Keep in Touch By Meeting Grandkids Where They Live

Are you living a distance from your grandchildren and communication is less than optimal? Do you call your teenage grandchildren and it takes them forever to call you back, if they call back all?  It can be frustrating and disappointing to say the least.  You remember when they were little.  They would run up to you filled with glee every time you walked into the room. And now that you aren’t living close to them it makes seeing each other difficult. You wonder what they are doing. Are they happy? You miss that connection. Keeping connected with grandchildren can be a challenge, especially if you don’t live close enough so that you can see them once in a while. So, what are you to do?

Consider The Trends

Facebook, Twitter, Instagram, LinkedIn and Pinterest are the main social network sites that teenagers and young adults are using today to keep in touch, communicate and share information. Many seniors use social networks as a means of capturing snippets of the lives of family and friends and staying in touch with old classmates and past co-workers. According to a Forbes report, “For Facebook, the trend was clear: User growth is fastest in the oldest cohort. Among survey takers 65 and older, 45% identified themselves as Facebook users in the new survey.
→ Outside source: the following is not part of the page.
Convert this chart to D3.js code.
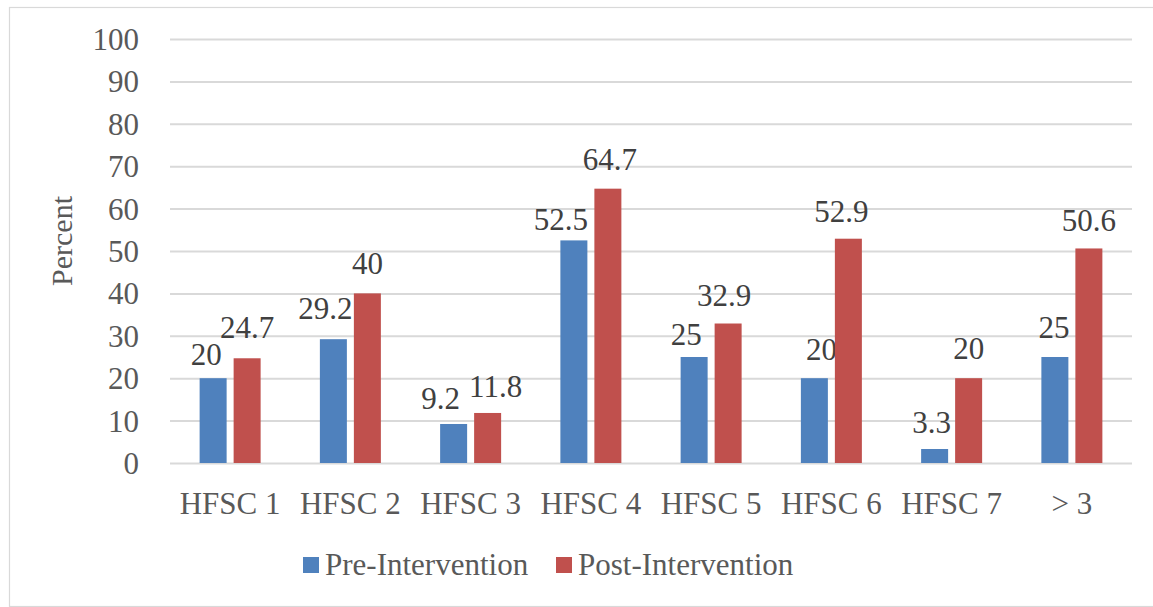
<!DOCTYPE html>
<html>
<head>
<meta charset="utf-8">
<script src="https://cdn.jsdelivr.net/npm/d3@7"></script>
<style>
  body { margin: 0; background: #fff; }
  svg { display: block; }
</style>
</head>
<body>
<svg id="chart" width="1153" height="607"></svg>
<script>
// ---- data ----
const categories = ["HFSC 1", "HFSC 2", "HFSC 3", "HFSC 4", "HFSC 5", "HFSC 6", "HFSC 7", "> 3"];
const preIntervention = [20, 29.2, 9.2, 52.5, 25, 20, 3.3, 25];
const postIntervention = [24.7, 40, 11.8, 64.7, 32.9, 52.9, 20, 50.6];
const seriesNames = ["Pre-Intervention", "Post-Intervention"];
const yTicks = [0, 10, 20, 30, 40, 50, 60, 70, 80, 90, 100];
const yTitle = "Percent";

// ---- layout ----
const FONT = "'Liberation Serif', 'Times New Roman', serif";
const colors = ["#4F81BD", "#C0504D"];
const plot = { left: 170, right: 1132, top: 39, bottom: 463 };
// small horizontal nudges that keep neighbouring value labels apart
const labelNudge = [
  [-7, -8, -13, -13, -8, 7, -3, -1],
  [0, 0, 8, 2, -4, -7, 0, 0]
];
const labelLift = [
  [13, 20, 15, 10, 12, 18, 16, 19],
  [20, 19, 16, 19, 18, 17, 19, 17]
];

const svg = d3.select("#chart").style("font-family", FONT);

// outer chart frame
svg.append("rect")
  .attr("x", 9.5).attr("y", 7.5)
  .attr("width", 1150).attr("height", 599)
  .attr("fill", "#fff").attr("stroke", "#d9d9d9").attr("stroke-width", 1.2);

const x = d3.scaleBand().domain(categories).range([plot.left, plot.right]).padding(0);
const xSub = d3.scaleBand().domain([0, 1]).range([-30.5, 30.5]).paddingInner(7 / 34).paddingOuter(0);
const y = d3.scaleLinear().domain([0, 100]).range([plot.bottom, plot.top]);

// gridlines + y tick labels
const yAxis = d3.axisLeft(y).tickValues(yTicks).tickSize(-(plot.right - plot.left)).tickPadding(31);
const gy = svg.append("g").attr("transform", `translate(${plot.left},0)`).call(yAxis)
  .attr("font-family", FONT).attr("font-size", 31);
gy.select(".domain").remove();
gy.selectAll(".tick line").attr("stroke", "#d9d9d9").attr("stroke-width", 2);
gy.selectAll(".tick text").attr("fill", "#595959").attr("dy", "0.34em");

// x axis category labels
const xAxis = d3.axisBottom(x).tickSize(0).tickPadding(0);
const gx = svg.append("g").attr("transform", `translate(0,${plot.bottom})`).call(xAxis)
  .attr("font-family", FONT).attr("font-size", 31);
gx.select(".domain").remove();
gx.selectAll(".tick text").attr("fill", "#595959").attr("dy", 0).attr("y", 51);

// bars and value labels
const series = [preIntervention, postIntervention];
series.forEach((vals, s) => {
  const g = svg.append("g");
  g.selectAll("rect").data(vals).join("rect")
    .attr("x", (d, i) => x(categories[i]) + x.bandwidth() / 2 + xSub(s))
    .attr("y", d => y(d))
    .attr("width", xSub.bandwidth())
    .attr("height", d => y(0) - y(d))
    .attr("fill", colors[s]);

  g.selectAll("text").data(vals).join("text")
    .attr("x", (d, i) => x(categories[i]) + x.bandwidth() / 2 + xSub(s) + xSub.bandwidth() / 2 + labelNudge[s][i])
    .attr("y", (d, i) => y(d) - labelLift[s][i])
    .attr("text-anchor", "middle")
    .attr("font-family", FONT)
    .attr("font-size", 31)
    .attr("fill", "#404040")
    .text(d => d);
});

// y axis title
svg.append("text")
  .attr("transform", "translate(72,241) rotate(-90)")
  .attr("text-anchor", "middle")
  .attr("font-family", FONT)
  .attr("font-size", 30)
  .attr("fill", "#595959")
  .text(yTitle);

// legend
const legendPos = [303, 556];
seriesNames.forEach((name, s) => {
  svg.append("rect")
    .attr("x", legendPos[s]).attr("y", 557)
    .attr("width", 16).attr("height", 16)
    .attr("fill", colors[s]);
  svg.append("text")
    .attr("x", legendPos[s] + 22).attr("y", 575)
    .attr("font-family", FONT)
    .attr("font-size", 31)
    .attr("fill", "#595959")
    .text(name);
});
</script>
</body>
</html>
That’s up from 35% a year ago.” It is clear that social networks are one of the preferred means of communication for the younger generations, while the older population is jumping on the band wagon and catching up.

With the onset of smart phones, communication has become more technologically based and from looking at the younger population you can see they are almost always attached to their phones, communicating constantly through social networking and texts.

Recognizing A Cultural Shift

I am so fortunate to have a lot of younger adults in my life that I interact with on a daily basis.  They keep me young, informed and fill me with joy and laughter.  There is one curiosity though.  Frequently, I have shared a meal with them, only to find that when there was a pause in conversation, or when that buzz or vibration calls out to them in urgency, their phones are immediately lifted from the table where they had been safely kept within reach, and what follows is an abrupt end to conversation.  It reminds me of the 1960 movie, The Time Machine, where the alarm goes off and all the young beautiful people in a trance are drawn into the open doors of the sphinx.  Maybe that movie was a prediction of things to come.

During those meals, I noted that once one person broke from the face-to-face conversation into the world of technology, others quickly followed suit, until all, except myself, were face-to-phone, mesmerized by the latest post or tweet or text. I find this behavior so curious. I use to find it rude and annoying, and I guess on some level I still do, but then I began to think about cultural shifts that take place from generation to generation, be it in fashion,  music, language, or communication style. And in that moment, it occurred to me that what I was observing was a cultural shift of this new generation.  I didn’t want to place judgment on this shift that I was observing,  so I just made a mental note of it. The question I asked myself was, did I find benefit from participating and meeting them where they live, deep in their world of technology?

The simple recognition of this cultural shift may be the beginning of a solution to the communication challenge.

One in three teens sends more than 100 text messages in one day, or 3000 texts a month. 


~ Pew Research Center

According to Pew Research Center, “text messaging explodes as teens embrace it as the centerpiece of their communication strategies with friends.” The frequency with which they text has now overtaken the frequency of every other common form of interaction with their friends, including face-to-face conversation, calling on the cell phone, social network, instant message and email.  Statistics say that 58% of teens contact their friends through text on a daily basis vs. 38 percent who call on the cell phone.  Texting wins overall.

So, if you having trouble connecting with your grandkids, and the phone or social networks don’t work, try texting.  It appears that is where they live.

What other solutions have you found that increase communication with the teenagers and young adults in your life?